Помимо исключительной доброты хмуроватого с виду дяди Сани (так его звали не только племянницы с племянником, но в подража­ние им уже их собственные дети, пока он с напускной строгостью не «повелел» нам впредь именовать его дедушкой) это гостеприимство имело тогда и весьма существенный резон: повсеместно шло так на­зываемое «уплотнение» квартир, вселяли совершенно чужих людей, и куда лучше, чтобы вокруг были только свои!

Теперь Серебряный переулок перерублен Новым Арбатом, и это довершило все безрадостные перемены, которые происходили с ним на моих глазах.

Некогда там главней всего, как любили говорить дети, была боль­шая или тогда казавшаяся мне такой церковь. Рядом с ней зеленел не­большой сад, а чуть подале стояли вполне сельского вида домики с палисадниками. Здесь жили и местный причт и простые «обывате­ли», например, егерь Лука, «воспитатель» всех собак, принадлежав­ших дяде Сане и Колюше, как мы все звали его сына, заядлым охот­никам (бывало, выхожу ребенком на кухню и вижу зайцев или дру­гие трофеи).

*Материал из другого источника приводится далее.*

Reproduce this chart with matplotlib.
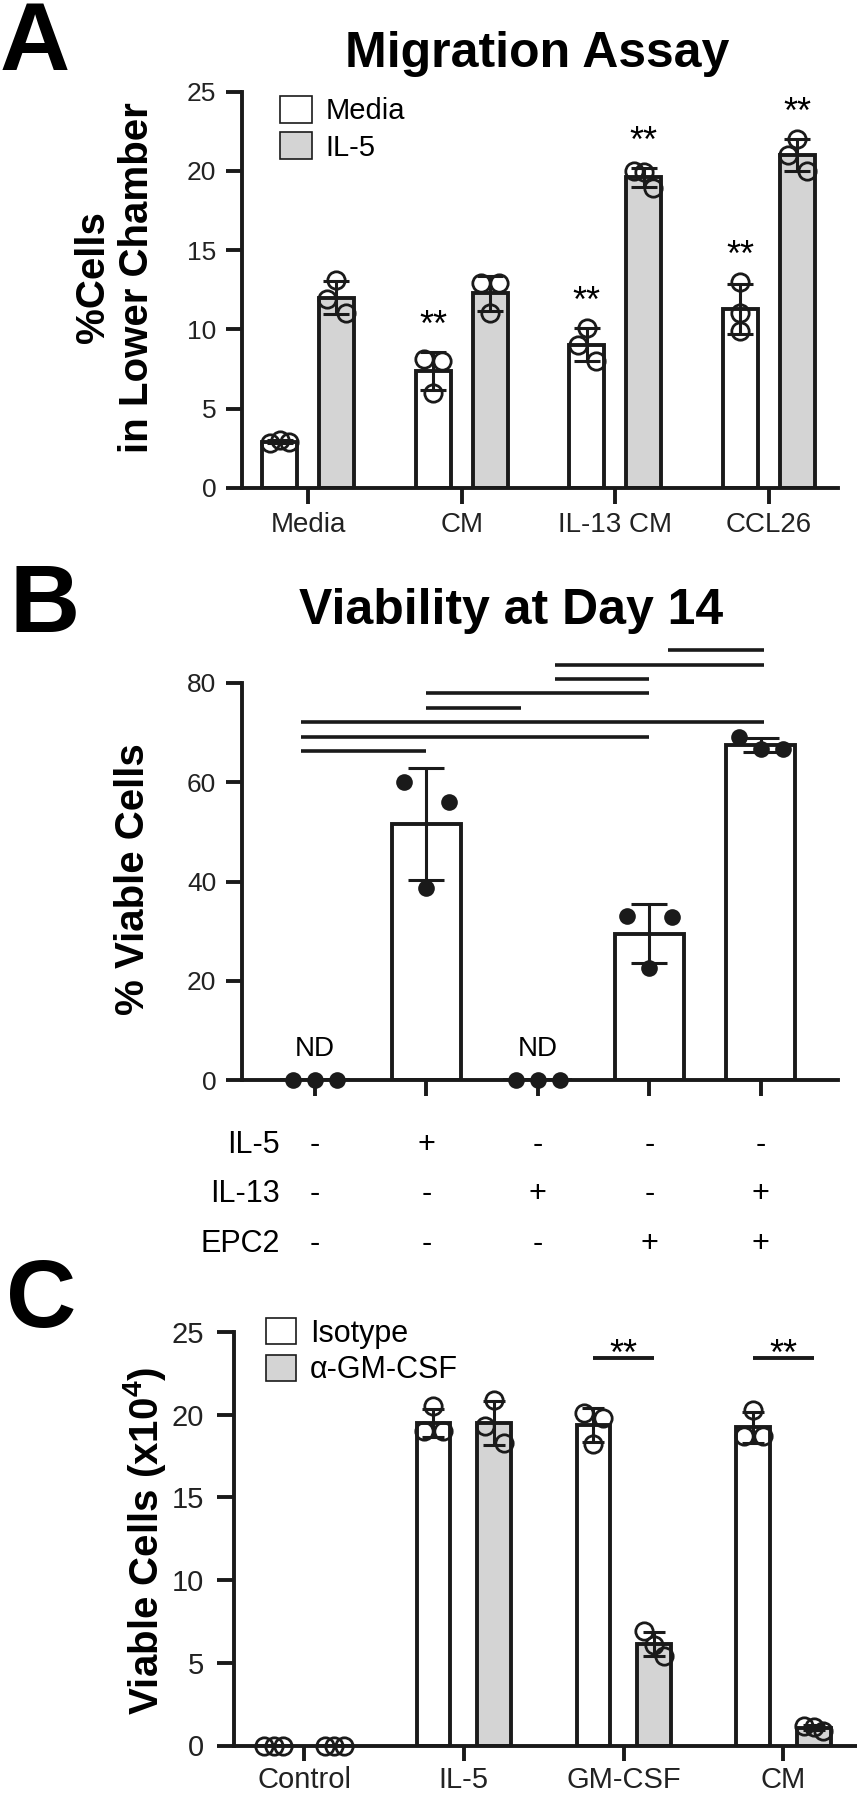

Потом церковь закрыли, а в начале тридцатых и вовсе сломали, надолго обезобразив переулок грудой развалин, в которых помнятся вороха грязных обрывков «печатного слова» (видимо, закрытая цер­ковь успела побывать и складом, как тогда, да и позже водилось).

Исчезли и почти все окружающие домики, а немногие уцелевшие лишились не только, как полагаю, многих прежних обитателей, но и своего зеленого обрамления и стали походить на бараки. На месте образовавшегося пустыря впоследствии построили школу, землю вокруг залили асфальтом.

Старый город вообще тонул, как Китеж. Вряд ли Храм Хрис­та Спасителя был особо ценным архитектурным сооружением, но вокруг него раскинулось большое, весело зеленевшее пространство (сказать «сквер» мне кажется мало и неточно), которое смутно и не­жно помню, как и густые бульвары Садового кольца. Все оно после взрыва храма исчезло и превратилось в «строительную площадку» для сооружения гигантского Дворца Советов. Будь он воздвигнут, то полностью подавил бы собою всю окрестность, где многое, скорей всего, подверглось бы очередному беспощадному сносу. Но «вели­кая стройка» явно затягивалась, огромный котлован пустовал, сталь­ные опоры будущего фундамента уныло ржавели посередь разрас­тавшихся водных хлябей. Унылое было зрелище!

Прохожий, торопящийся ныне по Новому Арбату или проезжа­ющий по Арбатской площади в троллейбусе, не подозревает, что за считанные минуты пересекает место, где некогда был тихий, слег­ка изогнутый переулочек (мне, шедшему за руку с бабушкой, пред­ставлявшийся достаточно длинным) с белой церквушкой, окружен­ной типичной белокаменной оградой.